Well, remember, these -- there are a number of components of our model from retail and advertising and audience research elements to our IP licensing to our MSO revenues. We've been showing particular growth on the latter 2 that we think will continue to ramp for us since they're both extremely promising elements. We know that the key to maintaining that growth is to make sure that you are delivering at the cutting edge of innovation, and we've been able to do that and demonstrate recently some very tangible elements of that, and at the same time, indicate that, that R&D cost will begin to come down. So the revenues will be going up, the R&D expense coming down. We've indicated that while the litigation expense is significant, the litigation expense is certainly not something that we looked at, at these levels as a long term part of the model.
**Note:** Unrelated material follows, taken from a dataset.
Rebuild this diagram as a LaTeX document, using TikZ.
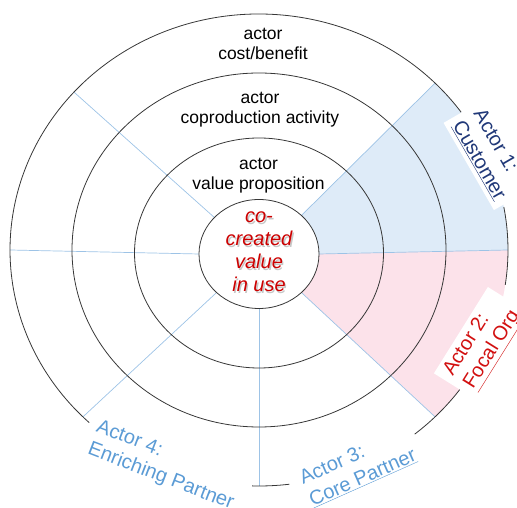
\documentclass[tikz,border=0pt]{standalone}
\usepackage{fontspec}
\setmainfont{Liberation Sans}
\definecolor{ringc}{RGB}{55,55,55}
\definecolor{spokec}{RGB}{157,195,230}
\definecolor{bluefill}{RGB}{222,235,248}
\definecolor{pinkfill}{RGB}{252,226,234}
\definecolor{navylbl}{RGB}{32,56,120}
\definecolor{redlbl}{RGB}{210,16,16}
\definecolor{lightbluelbl}{RGB}{91,155,213}
\definecolor{cored}{RGB}{204,0,0}
\begin{document}
\begin{tikzpicture}[x=1pt,y=1pt,
  ring/.style={draw=ringc, line width=0.8pt},
  spoke/.style={draw=spokec, line width=0.7pt},
  toplbl/.style={font=\fontsize{17.5}{20}\selectfont, align=center, inner sep=0pt, text=black},
  actorlbl/.style={font=\fontsize{20}{24}\selectfont, align=left, inner xsep=7pt, inner ysep=4pt},
  centertxt/.style={font=\fontsize{20}{23}\selectfont\itshape, align=center, inner sep=0pt}
]
\useasboundingbox (0,0) rectangle (517,508);
% spoke end points on inner and outer rings
\path[shift={(259,254)}]
  (0:60 and 54.5) coordinate (i0)
  (45:60 and 54.5) coordinate (i45)
  (138:60 and 54.5) coordinate (i138)
  (180:60 and 54.5) coordinate (i180)
  (225:60 and 54.5) coordinate (i225)
  (270:60 and 54.5) coordinate (i270)
  (315:60 and 54.5) coordinate (i315);
\path[shift={(259,258)}]
  (0:249 and 236) coordinate (o0)
  (45:249 and 236) coordinate (o45)
  (138:249 and 236) coordinate (o138)
  (180:249 and 236) coordinate (o180)
  (225:249 and 236) coordinate (o225)
  (270:249 and 236) coordinate (o270)
  (315:249 and 236) coordinate (o315);
% shaded sectors
\fill[bluefill] (i0) -- (o0) arc[start angle=0,end angle=45,x radius=249,y radius=236]
  -- (i45) arc[start angle=45,end angle=0,x radius=60,y radius=54.5] -- cycle;
\fill[pinkfill] (i0) -- (o0) arc[start angle=0,end angle=-45,x radius=249,y radius=236]
  -- (i315) arc[start angle=-45,end angle=0,x radius=60,y radius=54.5] -- cycle;
% spokes
\draw[spoke] (i0) -- (o0);
\draw[spoke] (i45) -- (o45);
\draw[spoke] (i138) -- (o138);
\draw[spoke] (i180) -- (o180);
\draw[spoke] (i225) -- (o225);
\draw[spoke] (i270) -- (o270);
\draw[spoke] (i315) -- (o315);
% rings
\draw[ring] (259,254) ellipse [x radius=60, y radius=54.5];
\draw[ring] (259,255) ellipse [x radius=124.5, y radius=115];
\draw[ring] (259,258) ellipse [x radius=187, y radius=177];
\begin{scope}[shift={(259,258)}]
\draw[ring] (35.7:249 and 236) arc[start angle=35.7,end angle=227,x radius=249,y radius=236];
\draw[ring] (268.4:249 and 236) arc[start angle=268.4,end angle=277,x radius=249,y radius=236];
\draw[ring] (308.7:249 and 236) arc[start angle=308.7,end angle=324.3,x radius=249,y radius=236];
\draw[ring] (-8.5:249 and 236) arc[start angle=-8.5,end angle=10.5,x radius=249,y radius=236];
\end{scope}
% ring labels
\node[toplbl] (t1) at (263,464) {actor\\cost/benefit};
\node[toplbl] (t2) at (260,398) {actor\\coproduction activity};
\node[toplbl] (t3) at (258.5,332) {actor\\value proposition};
% centre
\node[centertxt, text=black!22] (cvs) at (260.4,254.6) {co-\\created\\value\\in use};
\node[centertxt, text=cored] (cv) at (259,256) {co-\\created\\value\\in use};
% actor labels
\node[actorlbl, fill=white, text=navylbl, rotate=-60] (a1) at (489.5,353.5) {Actor 1:\\\underline{Customer}};
\node[actorlbl, fill=white, text=redlbl, rotate=58] (a2) at (483,164) {Actor 2:\\\underline{Focal Org}};
\node[actorlbl, text=lightbluelbl, rotate=24] (a3) at (358,41) {Actor 3:\\\underline{Core Partner}};
\node[actorlbl, text=lightbluelbl, rotate=-21] (a4) at (165,42) {Actor 4:\\Enriching Partner};
\end{tikzpicture}
\end{document}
And as we further indicated, that over this year, we plan to make a lot of progress toward approaching EBITDA breakeven, having those lines crossed, ultimately getting to the point, over time, where you see x litigation profitability becoming clear and focused. With that, I think you see a lot of progress over a relatively short period of time financially with this company, and that's the essence of your question. Are we making financial progress and how quickly are we making it? And with those trends and the approaching EBITDA breakeven x litigation that we expect to have this year, you see things, I think, coming into much, much clearer focus.

Operator

That was our final question. And I'd like to turn the floor back over to Mr. Rogers for any closing remarks.

Thomas S. Rogers

Thank you. Well, I think you can see the revenues up, subs are up, innovations up, our deal opportunities up, our litigation developments are up. We like the trajectory of our progress, and we will keep you apprised of what will be a lot more of it in the coming months. Thanks very much.

Operator

Thank you. This concludes today's conference call. You may now disconnect.